> TO DO: Repeat each record exactly. Any picture gets left out.

Charts and diagrams as code:
──────────────────────────────
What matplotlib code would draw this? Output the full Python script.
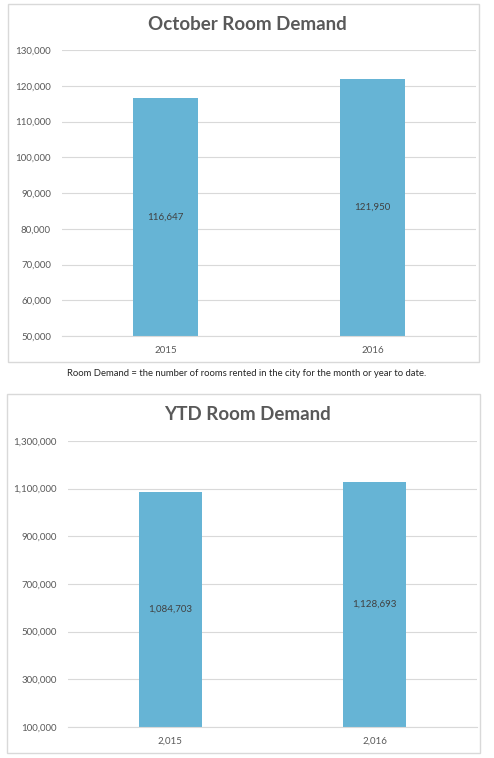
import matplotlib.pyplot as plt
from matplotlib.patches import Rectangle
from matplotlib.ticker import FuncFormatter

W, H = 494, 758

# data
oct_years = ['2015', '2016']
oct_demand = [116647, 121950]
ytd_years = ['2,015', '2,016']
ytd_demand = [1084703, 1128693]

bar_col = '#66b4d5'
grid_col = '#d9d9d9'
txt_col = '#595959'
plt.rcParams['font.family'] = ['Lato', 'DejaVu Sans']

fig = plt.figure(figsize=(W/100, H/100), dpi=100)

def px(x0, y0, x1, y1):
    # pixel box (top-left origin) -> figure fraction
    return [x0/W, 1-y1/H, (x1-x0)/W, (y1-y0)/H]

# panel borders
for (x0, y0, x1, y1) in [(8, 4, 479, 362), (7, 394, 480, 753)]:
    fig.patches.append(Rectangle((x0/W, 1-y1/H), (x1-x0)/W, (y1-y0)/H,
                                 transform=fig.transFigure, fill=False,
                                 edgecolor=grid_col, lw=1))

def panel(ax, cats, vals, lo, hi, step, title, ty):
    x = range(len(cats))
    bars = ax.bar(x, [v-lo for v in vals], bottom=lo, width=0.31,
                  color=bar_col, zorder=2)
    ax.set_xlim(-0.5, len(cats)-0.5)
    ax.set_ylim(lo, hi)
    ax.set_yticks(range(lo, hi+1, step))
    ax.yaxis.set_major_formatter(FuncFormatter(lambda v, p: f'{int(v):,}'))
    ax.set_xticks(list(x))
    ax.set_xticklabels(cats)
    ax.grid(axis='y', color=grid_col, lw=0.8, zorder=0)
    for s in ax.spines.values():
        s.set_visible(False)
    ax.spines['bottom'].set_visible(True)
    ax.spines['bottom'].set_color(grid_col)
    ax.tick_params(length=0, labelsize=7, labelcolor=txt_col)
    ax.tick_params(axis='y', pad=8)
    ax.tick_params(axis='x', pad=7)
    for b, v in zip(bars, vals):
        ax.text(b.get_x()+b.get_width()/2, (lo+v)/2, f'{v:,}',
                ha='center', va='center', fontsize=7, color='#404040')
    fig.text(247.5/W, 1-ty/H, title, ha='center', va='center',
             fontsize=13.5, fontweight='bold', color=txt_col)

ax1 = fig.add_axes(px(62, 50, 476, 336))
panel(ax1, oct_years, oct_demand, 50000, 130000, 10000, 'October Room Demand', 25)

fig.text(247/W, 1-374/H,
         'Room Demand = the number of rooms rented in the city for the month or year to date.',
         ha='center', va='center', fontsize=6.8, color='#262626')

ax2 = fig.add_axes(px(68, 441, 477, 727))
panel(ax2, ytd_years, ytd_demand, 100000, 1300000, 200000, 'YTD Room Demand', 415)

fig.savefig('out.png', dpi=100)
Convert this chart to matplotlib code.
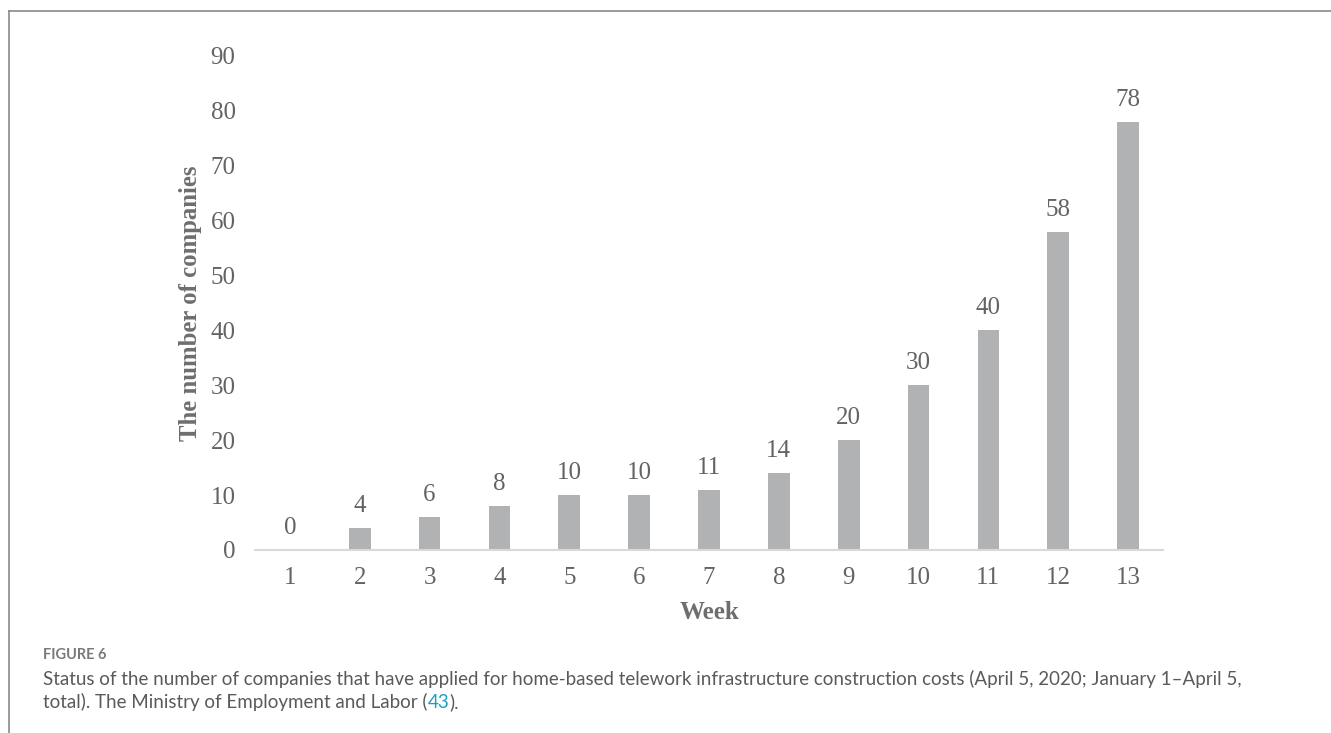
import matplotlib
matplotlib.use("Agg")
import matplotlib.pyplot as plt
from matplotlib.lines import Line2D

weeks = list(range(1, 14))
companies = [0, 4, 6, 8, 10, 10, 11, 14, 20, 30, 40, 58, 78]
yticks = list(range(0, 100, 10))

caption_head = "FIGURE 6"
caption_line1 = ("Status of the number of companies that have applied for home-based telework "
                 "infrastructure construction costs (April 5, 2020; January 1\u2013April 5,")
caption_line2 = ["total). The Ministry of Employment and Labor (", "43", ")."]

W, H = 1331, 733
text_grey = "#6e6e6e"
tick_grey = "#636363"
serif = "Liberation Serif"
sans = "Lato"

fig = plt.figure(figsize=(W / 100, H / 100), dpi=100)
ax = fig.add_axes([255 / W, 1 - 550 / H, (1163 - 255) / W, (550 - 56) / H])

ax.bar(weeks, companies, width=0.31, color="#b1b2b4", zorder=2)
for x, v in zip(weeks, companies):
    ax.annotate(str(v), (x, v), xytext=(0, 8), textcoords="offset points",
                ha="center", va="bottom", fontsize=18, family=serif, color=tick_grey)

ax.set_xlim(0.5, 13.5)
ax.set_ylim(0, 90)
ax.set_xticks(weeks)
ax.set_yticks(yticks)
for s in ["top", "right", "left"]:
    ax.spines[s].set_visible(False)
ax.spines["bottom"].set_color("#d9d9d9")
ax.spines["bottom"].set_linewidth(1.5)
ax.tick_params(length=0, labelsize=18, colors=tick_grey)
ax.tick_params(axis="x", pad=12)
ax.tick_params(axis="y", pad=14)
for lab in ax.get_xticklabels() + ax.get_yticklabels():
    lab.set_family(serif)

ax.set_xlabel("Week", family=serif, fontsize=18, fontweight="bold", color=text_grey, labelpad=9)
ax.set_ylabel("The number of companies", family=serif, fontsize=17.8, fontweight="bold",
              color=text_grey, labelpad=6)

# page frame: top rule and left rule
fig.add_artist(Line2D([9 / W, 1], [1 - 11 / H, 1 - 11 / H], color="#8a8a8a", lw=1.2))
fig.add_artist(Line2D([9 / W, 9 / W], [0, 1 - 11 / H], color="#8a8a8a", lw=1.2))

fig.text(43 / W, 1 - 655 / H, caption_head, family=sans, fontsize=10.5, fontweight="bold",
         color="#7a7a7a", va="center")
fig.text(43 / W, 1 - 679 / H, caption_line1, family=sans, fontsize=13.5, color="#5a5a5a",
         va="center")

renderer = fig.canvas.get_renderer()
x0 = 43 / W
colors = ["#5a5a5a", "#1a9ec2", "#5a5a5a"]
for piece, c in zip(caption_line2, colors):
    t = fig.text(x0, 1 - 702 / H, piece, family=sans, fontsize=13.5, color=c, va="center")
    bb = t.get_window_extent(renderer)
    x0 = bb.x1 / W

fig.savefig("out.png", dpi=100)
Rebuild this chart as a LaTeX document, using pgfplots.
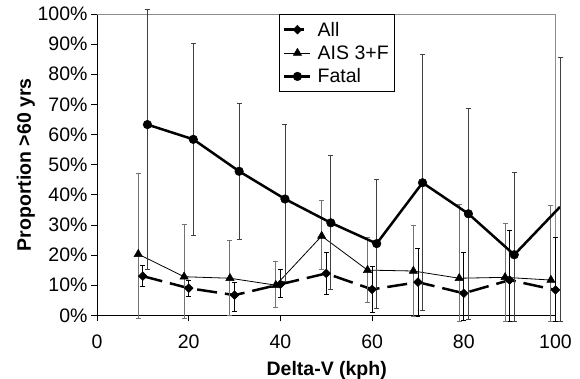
──────────────────────────────
> SOLUTION TO THIS EXERCISE:
What matplotlib code would draw this? Output the full Python script.
import matplotlib.pyplot as plt
from matplotlib.patches import Rectangle
from matplotlib.ticker import FuncFormatter

W, H = 494, 758

# data
oct_years = ['2015', '2016']
oct_demand = [116647, 121950]
ytd_years = ['2,015', '2,016']
ytd_demand = [1084703, 1128693]

bar_col = '#66b4d5'
grid_col = '#d9d9d9'
txt_col = '#595959'
plt.rcParams['font.family'] = ['Lato', 'DejaVu Sans']

fig = plt.figure(figsize=(W/100, H/100), dpi=100)

def px(x0, y0, x1, y1):
    # pixel box (top-left origin) -> figure fraction
    return [x0/W, 1-y1/H, (x1-x0)/W, (y1-y0)/H]

# panel borders
for (x0, y0, x1, y1) in [(8, 4, 479, 362), (7, 394, 480, 753)]:
    fig.patches.append(Rectangle((x0/W, 1-y1/H), (x1-x0)/W, (y1-y0)/H,
                                 transform=fig.transFigure, fill=False,
                                 edgecolor=grid_col, lw=1))

def panel(ax, cats, vals, lo, hi, step, title, ty):
    x = range(len(cats))
    bars = ax.bar(x, [v-lo for v in vals], bottom=lo, width=0.31,
                  color=bar_col, zorder=2)
    ax.set_xlim(-0.5, len(cats)-0.5)
    ax.set_ylim(lo, hi)
    ax.set_yticks(range(lo, hi+1, step))
    ax.yaxis.set_major_formatter(FuncFormatter(lambda v, p: f'{int(v):,}'))
    ax.set_xticks(list(x))
    ax.set_xticklabels(cats)
    ax.grid(axis='y', color=grid_col, lw=0.8, zorder=0)
    for s in ax.spines.values():
        s.set_visible(False)
    ax.spines['bottom'].set_visible(True)
    ax.spines['bottom'].set_color(grid_col)
    ax.tick_params(length=0, labelsize=7, labelcolor=txt_col)
    ax.tick_params(axis='y', pad=8)
    ax.tick_params(axis='x', pad=7)
    for b, v in zip(bars, vals):
        ax.text(b.get_x()+b.get_width()/2, (lo+v)/2, f'{v:,}',
                ha='center', va='center', fontsize=7, color='#404040')
    fig.text(247.5/W, 1-ty/H, title, ha='center', va='center',
             fontsize=13.5, fontweight='bold', color=txt_col)

ax1 = fig.add_axes(px(62, 50, 476, 336))
panel(ax1, oct_years, oct_demand, 50000, 130000, 10000, 'October Room Demand', 25)

fig.text(247/W, 1-374/H,
         'Room Demand = the number of rooms rented in the city for the month or year to date.',
         ha='center', va='center', fontsize=6.8, color='#262626')

ax2 = fig.add_axes(px(68, 441, 477, 727))
panel(ax2, ytd_years, ytd_demand, 100000, 1300000, 200000, 'YTD Room Demand', 415)

fig.savefig('out.png', dpi=100)
Convert this chart to matplotlib code.
import matplotlib
matplotlib.use("Agg")
import matplotlib.pyplot as plt
from matplotlib.lines import Line2D

weeks = list(range(1, 14))
companies = [0, 4, 6, 8, 10, 10, 11, 14, 20, 30, 40, 58, 78]
yticks = list(range(0, 100, 10))

caption_head = "FIGURE 6"
caption_line1 = ("Status of the number of companies that have applied for home-based telework "
                 "infrastructure construction costs (April 5, 2020; January 1\u2013April 5,")
caption_line2 = ["total). The Ministry of Employment and Labor (", "43", ")."]

W, H = 1331, 733
text_grey = "#6e6e6e"
tick_grey = "#636363"
serif = "Liberation Serif"
sans = "Lato"

fig = plt.figure(figsize=(W / 100, H / 100), dpi=100)
ax = fig.add_axes([255 / W, 1 - 550 / H, (1163 - 255) / W, (550 - 56) / H])

ax.bar(weeks, companies, width=0.31, color="#b1b2b4", zorder=2)
for x, v in zip(weeks, companies):
    ax.annotate(str(v), (x, v), xytext=(0, 8), textcoords="offset points",
                ha="center", va="bottom", fontsize=18, family=serif, color=tick_grey)

ax.set_xlim(0.5, 13.5)
ax.set_ylim(0, 90)
ax.set_xticks(weeks)
ax.set_yticks(yticks)
for s in ["top", "right", "left"]:
    ax.spines[s].set_visible(False)
ax.spines["bottom"].set_color("#d9d9d9")
ax.spines["bottom"].set_linewidth(1.5)
ax.tick_params(length=0, labelsize=18, colors=tick_grey)
ax.tick_params(axis="x", pad=12)
ax.tick_params(axis="y", pad=14)
for lab in ax.get_xticklabels() + ax.get_yticklabels():
    lab.set_family(serif)

ax.set_xlabel("Week", family=serif, fontsize=18, fontweight="bold", color=text_grey, labelpad=9)
ax.set_ylabel("The number of companies", family=serif, fontsize=17.8, fontweight="bold",
              color=text_grey, labelpad=6)

# page frame: top rule and left rule
fig.add_artist(Line2D([9 / W, 1], [1 - 11 / H, 1 - 11 / H], color="#8a8a8a", lw=1.2))
fig.add_artist(Line2D([9 / W, 9 / W], [0, 1 - 11 / H], color="#8a8a8a", lw=1.2))

fig.text(43 / W, 1 - 655 / H, caption_head, family=sans, fontsize=10.5, fontweight="bold",
         color="#7a7a7a", va="center")
fig.text(43 / W, 1 - 679 / H, caption_line1, family=sans, fontsize=13.5, color="#5a5a5a",
         va="center")

renderer = fig.canvas.get_renderer()
x0 = 43 / W
colors = ["#5a5a5a", "#1a9ec2", "#5a5a5a"]
for piece, c in zip(caption_line2, colors):
    t = fig.text(x0, 1 - 702 / H, piece, family=sans, fontsize=13.5, color=c, va="center")
    bb = t.get_window_extent(renderer)
    x0 = bb.x1 / W

fig.savefig("out.png", dpi=100)
Rebuild this chart as a LaTeX document, using pgfplots.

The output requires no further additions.